Incendiary – Chris Cleave (2005)

 

chriscleave

 

When I read Chris Cleave’s 4th novel “Everyone Brave Is Forgiven” (#5 on my Books Of The Year 2017 and one of my 100 Essential Reads) I said “I can tell that this writer is going to be spreading much more delight my way” and it has taken me this long to find out whether this is true as I have just read his debut novel. Back in 2005 he was being heralded as a major new voice as this picked up a Somerset Maugham Award for writers under 30.

I’m not surprised this made an impression as it certainly feels original and I can say I’ve not really read anything like it before. The whole thing is written as a letter in a chatty, self-deprecating style from a young mum which would certainly not be out of place in a chick-lit novel. The narrator (whose name we never know) is a highly memorable vibrant character, but, here’s the twist, the letter is being written to Osama Bin Laden and the woman has lost her policeman husband and four year old son in a terrorist attack.

Immediately there is a tension between the style and the content which adds much to the power of the piece. The fictional atrocity obviously both changes the woman’s life and everyday life in London as barrage balloons take to the skies and curfews are set up. Written over a year she addresses this to Bin Laden in order to get the victim’s point across in an extraordinary fashion that manages to be chilling and at times laugh out loud funny. Within this Cleave has much to say about guilt, class, our society and treachery. Unsurprisingly, the humour is very often black and the novel does take on an increasingly nightmarish quality which inevitably bubbles over to another situation fuelled by fear and panic. At this point I did feel temporarily distanced by the action but the author did draw me back in to an extent for the concluding section.

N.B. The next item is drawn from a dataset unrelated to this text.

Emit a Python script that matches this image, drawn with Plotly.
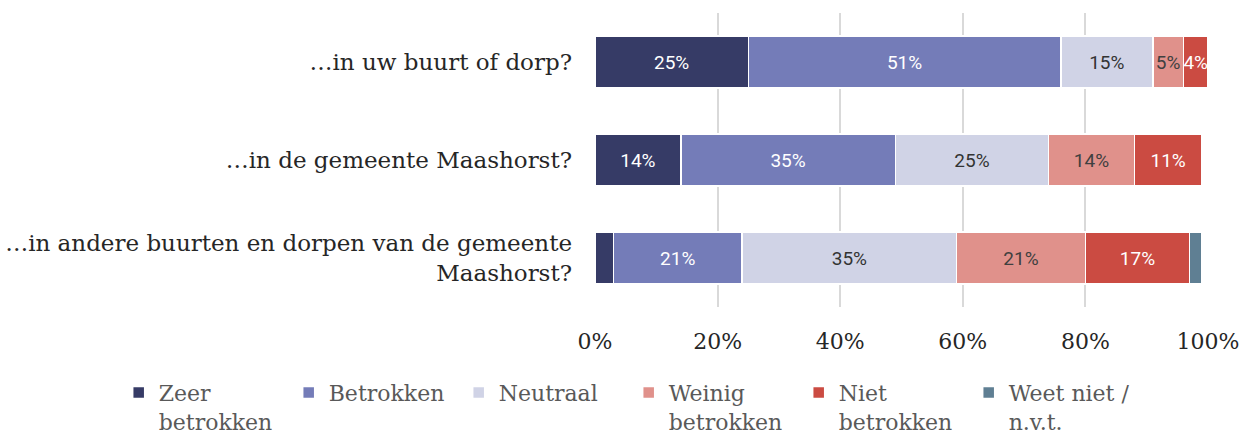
import plotly.graph_objects as go

# Survey: betrokkenheid per schaalniveau
categories = [
    "…in uw buurt of dorp?",
    "…in de gemeente Maashorst?",
    "…in andere buurten en dorpen van de gemeente<br>Maashorst?",
]
series_names = ["Zeer<br>betrokken", "Betrokken", "Neutraal", "Weinig<br>betrokken",
                "Niet<br>betrokken", "Weet niet /<br>n.v.t."]
zeer_betrokken = [25, 14, 3]
betrokken = [51, 35, 21]
neutraal = [15, 25, 35]
weinig_betrokken = [5, 14, 21]
niet_betrokken = [4, 11, 17]
weet_niet = [0, 0, 2]
tick_values = [0, 20, 40, 60, 80, 100]
tick_labels = ["0%", "20%", "40%", "60%", "80%", "100%"]

colors = ["#363B66", "#747CB8", "#D0D3E6", "#E0918B", "#CB4B42", "#5F7F93"]
text_colors = ["#FFFFFF", "#FFFFFF", "#333333", "#404040", "#FFFFFF", "#FFFFFF"]
all_series = [zeer_betrokken, betrokken, neutraal, weinig_betrokken, niet_betrokken, weet_niet]

serif = "DejaVu Serif"

fig = go.Figure()
for name, vals, col, tcol in zip(series_names, all_series, colors, text_colors):
    fig.add_trace(go.Bar(
        y=categories, x=vals, name=name, orientation="h",
        marker=dict(color=col, line=dict(color="white", width=1.5)),
        text=[f"{v}%" if v >= 4 else "" for v in vals],
        textposition="inside", insidetextanchor="middle", textangle=0,
        textfont=dict(family="Roboto", size=19, color=tcol),
        constraintext="none", cliponaxis=False,
    ))

fig.update_layout(
    barmode="stack", bargap=0.47,
    width=1243, height=434,
    margin=dict(l=595, r=35, t=13, b=127, autoexpand=False),
    plot_bgcolor="white", paper_bgcolor="white",
    xaxis=dict(range=[0, 100], tickvals=tick_values, ticktext=tick_labels,
               showgrid=True, gridcolor="#D9D9D9", gridwidth=1.5, zeroline=False,
               tickfont=dict(family=serif, size=22, color="#262626"),
               ticklabelstandoff=19, fixedrange=True, automargin=False),
    yaxis=dict(autorange="reversed", showgrid=False, ticks="",
               tickfont=dict(family=serif, size=23, color="#262626"),
               ticklabelstandoff=22, automargin=False),
    legend=dict(orientation="h", x=-0.777, y=-0.22, xanchor="left", yanchor="top",
                entrywidth=125, entrywidthmode="pixels", traceorder="normal",
                font=dict(family=serif, size=22, color="#595959"),
                itemwidth=30, valign="top"),
    showlegend=True,
)

fig.write_html("out.html")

I was impressed with this easy style to express such darkness and at times felt guilty about how much I was enjoying it. The dark subject matter does lead to a disturbed, unsettled feel. You never quite know in what direction the narrator will pull the story. “Everyone Brave Is Forgiven” is a much more straightforward work with an excellent creation of wartime London based on the author’s personal history and has great richness and depth in plot, style and characterisation showing how the writer matured over the years between that and this but there is no denying the power and audacity of Cleave’s debut.

fourstars

Incendiary was published by Chatto and Windus in 2005. In the UK its publication date was 7th July, disturbingly and coincidentally the same day as the London bombings which killed 52 and injured over 700 which certainly would have affected responses to this book from those who came to it soon after publication.  I read a 2009 Sceptre paperback edition.